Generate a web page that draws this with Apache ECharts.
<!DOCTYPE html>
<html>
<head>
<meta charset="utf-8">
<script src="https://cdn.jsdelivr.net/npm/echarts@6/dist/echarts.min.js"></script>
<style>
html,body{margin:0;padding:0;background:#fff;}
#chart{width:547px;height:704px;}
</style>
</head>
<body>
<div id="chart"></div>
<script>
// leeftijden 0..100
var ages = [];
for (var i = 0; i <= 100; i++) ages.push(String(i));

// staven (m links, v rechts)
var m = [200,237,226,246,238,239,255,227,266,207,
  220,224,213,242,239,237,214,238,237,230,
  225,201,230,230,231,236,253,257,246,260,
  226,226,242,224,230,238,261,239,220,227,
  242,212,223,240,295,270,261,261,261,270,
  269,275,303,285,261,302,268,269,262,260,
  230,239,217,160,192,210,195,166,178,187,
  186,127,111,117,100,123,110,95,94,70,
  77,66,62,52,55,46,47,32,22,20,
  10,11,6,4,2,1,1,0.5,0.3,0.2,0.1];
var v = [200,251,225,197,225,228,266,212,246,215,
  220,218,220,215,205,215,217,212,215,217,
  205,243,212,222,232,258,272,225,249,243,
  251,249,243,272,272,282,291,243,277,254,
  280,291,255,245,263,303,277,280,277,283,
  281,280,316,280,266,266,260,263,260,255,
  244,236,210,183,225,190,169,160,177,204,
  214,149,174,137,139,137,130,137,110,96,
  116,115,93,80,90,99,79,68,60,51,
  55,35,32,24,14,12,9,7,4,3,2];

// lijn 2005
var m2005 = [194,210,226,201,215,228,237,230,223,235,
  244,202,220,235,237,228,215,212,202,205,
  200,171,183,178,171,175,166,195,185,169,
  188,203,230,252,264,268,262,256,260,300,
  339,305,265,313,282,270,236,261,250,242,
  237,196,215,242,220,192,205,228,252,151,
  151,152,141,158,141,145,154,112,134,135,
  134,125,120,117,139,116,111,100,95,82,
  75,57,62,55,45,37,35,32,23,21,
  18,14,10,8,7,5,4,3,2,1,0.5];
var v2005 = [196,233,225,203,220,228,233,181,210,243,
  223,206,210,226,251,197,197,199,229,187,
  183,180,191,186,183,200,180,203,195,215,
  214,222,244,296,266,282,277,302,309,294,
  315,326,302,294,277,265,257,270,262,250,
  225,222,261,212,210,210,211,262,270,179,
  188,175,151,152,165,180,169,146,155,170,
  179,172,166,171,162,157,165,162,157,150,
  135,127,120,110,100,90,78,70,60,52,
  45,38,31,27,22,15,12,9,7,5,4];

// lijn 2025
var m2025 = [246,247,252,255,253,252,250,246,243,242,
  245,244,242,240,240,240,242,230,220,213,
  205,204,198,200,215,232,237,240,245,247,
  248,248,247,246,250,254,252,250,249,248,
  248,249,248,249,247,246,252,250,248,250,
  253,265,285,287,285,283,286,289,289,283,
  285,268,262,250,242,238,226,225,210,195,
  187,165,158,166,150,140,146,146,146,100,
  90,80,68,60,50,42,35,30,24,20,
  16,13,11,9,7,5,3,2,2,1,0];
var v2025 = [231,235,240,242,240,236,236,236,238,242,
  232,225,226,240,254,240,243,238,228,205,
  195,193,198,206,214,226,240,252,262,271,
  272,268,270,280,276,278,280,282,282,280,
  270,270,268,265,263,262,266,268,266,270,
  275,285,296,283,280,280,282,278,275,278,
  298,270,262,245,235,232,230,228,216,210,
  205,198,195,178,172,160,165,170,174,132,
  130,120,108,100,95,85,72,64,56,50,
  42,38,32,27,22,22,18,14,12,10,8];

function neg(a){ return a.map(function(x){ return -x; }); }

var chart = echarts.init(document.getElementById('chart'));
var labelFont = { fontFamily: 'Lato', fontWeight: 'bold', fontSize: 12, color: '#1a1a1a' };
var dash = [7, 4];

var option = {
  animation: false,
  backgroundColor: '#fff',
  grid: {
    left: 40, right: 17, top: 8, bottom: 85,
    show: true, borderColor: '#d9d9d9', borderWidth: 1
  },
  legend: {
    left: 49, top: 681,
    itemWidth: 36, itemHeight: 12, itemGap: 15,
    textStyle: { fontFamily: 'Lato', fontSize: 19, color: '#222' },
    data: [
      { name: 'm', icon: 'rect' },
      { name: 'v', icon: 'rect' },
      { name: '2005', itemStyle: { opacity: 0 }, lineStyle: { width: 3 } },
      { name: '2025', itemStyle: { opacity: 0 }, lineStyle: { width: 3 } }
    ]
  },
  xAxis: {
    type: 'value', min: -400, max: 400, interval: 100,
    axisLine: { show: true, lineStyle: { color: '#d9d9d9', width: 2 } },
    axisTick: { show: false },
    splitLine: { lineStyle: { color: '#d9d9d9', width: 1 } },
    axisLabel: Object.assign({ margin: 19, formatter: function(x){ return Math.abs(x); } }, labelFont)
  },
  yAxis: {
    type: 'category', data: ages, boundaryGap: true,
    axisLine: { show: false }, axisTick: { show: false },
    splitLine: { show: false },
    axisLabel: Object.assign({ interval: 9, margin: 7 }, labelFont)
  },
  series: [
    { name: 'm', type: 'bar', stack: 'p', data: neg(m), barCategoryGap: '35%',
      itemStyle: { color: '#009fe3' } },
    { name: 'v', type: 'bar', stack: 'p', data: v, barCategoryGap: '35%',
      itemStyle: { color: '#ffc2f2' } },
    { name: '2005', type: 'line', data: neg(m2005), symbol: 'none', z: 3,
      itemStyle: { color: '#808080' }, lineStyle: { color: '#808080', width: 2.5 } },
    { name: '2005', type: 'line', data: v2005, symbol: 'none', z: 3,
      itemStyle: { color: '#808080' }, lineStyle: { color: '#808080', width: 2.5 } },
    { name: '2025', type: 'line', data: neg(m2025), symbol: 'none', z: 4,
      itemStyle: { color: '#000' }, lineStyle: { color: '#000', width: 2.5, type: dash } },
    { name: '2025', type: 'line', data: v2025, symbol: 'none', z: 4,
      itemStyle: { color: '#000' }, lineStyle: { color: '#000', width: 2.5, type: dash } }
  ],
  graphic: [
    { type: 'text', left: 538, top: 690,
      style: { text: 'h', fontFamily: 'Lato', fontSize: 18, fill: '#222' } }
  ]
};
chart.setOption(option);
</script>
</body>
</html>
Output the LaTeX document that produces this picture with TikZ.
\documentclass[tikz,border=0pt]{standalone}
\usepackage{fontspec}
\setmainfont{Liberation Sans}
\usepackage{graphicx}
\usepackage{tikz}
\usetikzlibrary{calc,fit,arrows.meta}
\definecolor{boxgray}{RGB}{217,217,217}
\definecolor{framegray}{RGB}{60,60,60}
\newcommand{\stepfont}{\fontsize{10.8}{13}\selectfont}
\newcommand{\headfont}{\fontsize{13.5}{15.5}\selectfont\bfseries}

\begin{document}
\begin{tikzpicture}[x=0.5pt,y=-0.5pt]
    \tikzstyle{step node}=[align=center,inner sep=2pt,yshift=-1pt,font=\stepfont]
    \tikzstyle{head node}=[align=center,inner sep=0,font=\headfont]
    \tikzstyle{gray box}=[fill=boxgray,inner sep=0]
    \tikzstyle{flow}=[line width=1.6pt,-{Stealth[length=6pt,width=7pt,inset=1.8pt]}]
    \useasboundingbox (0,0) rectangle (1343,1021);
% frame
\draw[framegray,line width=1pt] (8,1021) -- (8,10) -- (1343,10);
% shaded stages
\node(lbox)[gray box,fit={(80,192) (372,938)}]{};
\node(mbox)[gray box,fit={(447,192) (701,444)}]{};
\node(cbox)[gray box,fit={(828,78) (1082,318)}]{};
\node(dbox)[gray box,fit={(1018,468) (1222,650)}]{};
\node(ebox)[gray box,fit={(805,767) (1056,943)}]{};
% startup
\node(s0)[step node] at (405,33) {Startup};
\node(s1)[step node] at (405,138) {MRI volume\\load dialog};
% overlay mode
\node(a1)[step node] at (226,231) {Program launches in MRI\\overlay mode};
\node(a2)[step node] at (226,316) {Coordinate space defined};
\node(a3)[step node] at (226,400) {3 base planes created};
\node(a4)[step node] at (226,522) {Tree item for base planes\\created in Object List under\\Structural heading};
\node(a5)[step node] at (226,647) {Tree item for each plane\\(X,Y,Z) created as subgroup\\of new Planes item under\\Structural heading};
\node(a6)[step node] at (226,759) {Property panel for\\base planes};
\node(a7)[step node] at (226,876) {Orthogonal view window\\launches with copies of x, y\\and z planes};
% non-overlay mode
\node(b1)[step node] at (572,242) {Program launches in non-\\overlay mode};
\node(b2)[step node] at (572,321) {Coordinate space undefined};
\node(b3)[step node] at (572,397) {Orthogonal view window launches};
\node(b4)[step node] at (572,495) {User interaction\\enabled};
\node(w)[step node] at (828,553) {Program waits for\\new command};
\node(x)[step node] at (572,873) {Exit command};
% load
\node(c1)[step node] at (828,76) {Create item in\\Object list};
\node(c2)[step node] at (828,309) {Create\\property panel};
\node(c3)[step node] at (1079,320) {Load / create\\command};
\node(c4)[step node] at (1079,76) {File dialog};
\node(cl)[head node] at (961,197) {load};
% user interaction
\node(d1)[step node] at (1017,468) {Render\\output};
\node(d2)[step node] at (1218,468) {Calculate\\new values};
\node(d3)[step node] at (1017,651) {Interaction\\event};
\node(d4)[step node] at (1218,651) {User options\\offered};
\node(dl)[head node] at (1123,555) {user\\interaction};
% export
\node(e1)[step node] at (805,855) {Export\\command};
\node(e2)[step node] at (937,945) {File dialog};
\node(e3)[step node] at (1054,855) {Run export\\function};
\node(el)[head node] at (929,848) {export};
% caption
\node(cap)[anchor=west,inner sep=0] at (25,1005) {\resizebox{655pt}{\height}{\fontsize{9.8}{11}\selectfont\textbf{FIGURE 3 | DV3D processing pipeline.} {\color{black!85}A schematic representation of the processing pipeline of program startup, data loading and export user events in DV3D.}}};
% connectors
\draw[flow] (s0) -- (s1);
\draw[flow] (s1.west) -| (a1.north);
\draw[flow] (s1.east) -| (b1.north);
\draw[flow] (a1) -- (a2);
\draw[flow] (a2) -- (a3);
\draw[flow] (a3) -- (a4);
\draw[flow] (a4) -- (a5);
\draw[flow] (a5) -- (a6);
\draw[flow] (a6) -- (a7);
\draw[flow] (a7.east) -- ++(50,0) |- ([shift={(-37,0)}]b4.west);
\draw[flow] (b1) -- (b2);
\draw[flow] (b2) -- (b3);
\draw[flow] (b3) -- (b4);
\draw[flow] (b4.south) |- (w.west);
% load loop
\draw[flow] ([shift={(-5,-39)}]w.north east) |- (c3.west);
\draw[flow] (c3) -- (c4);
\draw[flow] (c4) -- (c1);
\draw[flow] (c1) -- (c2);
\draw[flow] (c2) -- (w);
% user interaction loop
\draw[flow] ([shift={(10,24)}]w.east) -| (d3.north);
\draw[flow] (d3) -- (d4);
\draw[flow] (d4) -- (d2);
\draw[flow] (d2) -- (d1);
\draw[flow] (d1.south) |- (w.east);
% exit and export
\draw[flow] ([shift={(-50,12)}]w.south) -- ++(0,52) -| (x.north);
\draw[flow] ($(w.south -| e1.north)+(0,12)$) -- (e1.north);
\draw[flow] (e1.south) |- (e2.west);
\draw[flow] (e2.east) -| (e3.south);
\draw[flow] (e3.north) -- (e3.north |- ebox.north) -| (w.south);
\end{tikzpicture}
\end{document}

* * * * * * *

- **PROBLEM**:
Reproduce the entries exactly, starting at their first line and stopping after the line with "45,38,31,27,22,15,12,9,7,5,4];".

- **EXERCISE RESULT**:
Generate a web page that draws this with Apache ECharts.
<!DOCTYPE html>
<html>
<head>
<meta charset="utf-8">
<script src="https://cdn.jsdelivr.net/npm/echarts@6/dist/echarts.min.js"></script>
<style>
html,body{margin:0;padding:0;background:#fff;}
#chart{width:547px;height:704px;}
</style>
</head>
<body>
<div id="chart"></div>
<script>
// leeftijden 0..100
var ages = [];
for (var i = 0; i <= 100; i++) ages.push(String(i));

// staven (m links, v rechts)
var m = [200,237,226,246,238,239,255,227,266,207,
  220,224,213,242,239,237,214,238,237,230,
  225,201,230,230,231,236,253,257,246,260,
  226,226,242,224,230,238,261,239,220,227,
  242,212,223,240,295,270,261,261,261,270,
  269,275,303,285,261,302,268,269,262,260,
  230,239,217,160,192,210,195,166,178,187,
  186,127,111,117,100,123,110,95,94,70,
  77,66,62,52,55,46,47,32,22,20,
  10,11,6,4,2,1,1,0.5,0.3,0.2,0.1];
var v = [200,251,225,197,225,228,266,212,246,215,
  220,218,220,215,205,215,217,212,215,217,
  205,243,212,222,232,258,272,225,249,243,
  251,249,243,272,272,282,291,243,277,254,
  280,291,255,245,263,303,277,280,277,283,
  281,280,316,280,266,266,260,263,260,255,
  244,236,210,183,225,190,169,160,177,204,
  214,149,174,137,139,137,130,137,110,96,
  116,115,93,80,90,99,79,68,60,51,
  55,35,32,24,14,12,9,7,4,3,2];

// lijn 2005
var m2005 = [194,210,226,201,215,228,237,230,223,235,
  244,202,220,235,237,228,215,212,202,205,
  200,171,183,178,171,175,166,195,185,169,
  188,203,230,252,264,268,262,256,260,300,
  339,305,265,313,282,270,236,261,250,242,
  237,196,215,242,220,192,205,228,252,151,
  151,152,141,158,141,145,154,112,134,135,
  134,125,120,117,139,116,111,100,95,82,
  75,57,62,55,45,37,35,32,23,21,
  18,14,10,8,7,5,4,3,2,1,0.5];
var v2005 = [196,233,225,203,220,228,233,181,210,243,
  223,206,210,226,251,197,197,199,229,187,
  183,180,191,186,183,200,180,203,195,215,
  214,222,244,296,266,282,277,302,309,294,
  315,326,302,294,277,265,257,270,262,250,
  225,222,261,212,210,210,211,262,270,179,
  188,175,151,152,165,180,169,146,155,170,
  179,172,166,171,162,157,165,162,157,150,
  135,127,120,110,100,90,78,70,60,52,
  45,38,31,27,22,15,12,9,7,5,4];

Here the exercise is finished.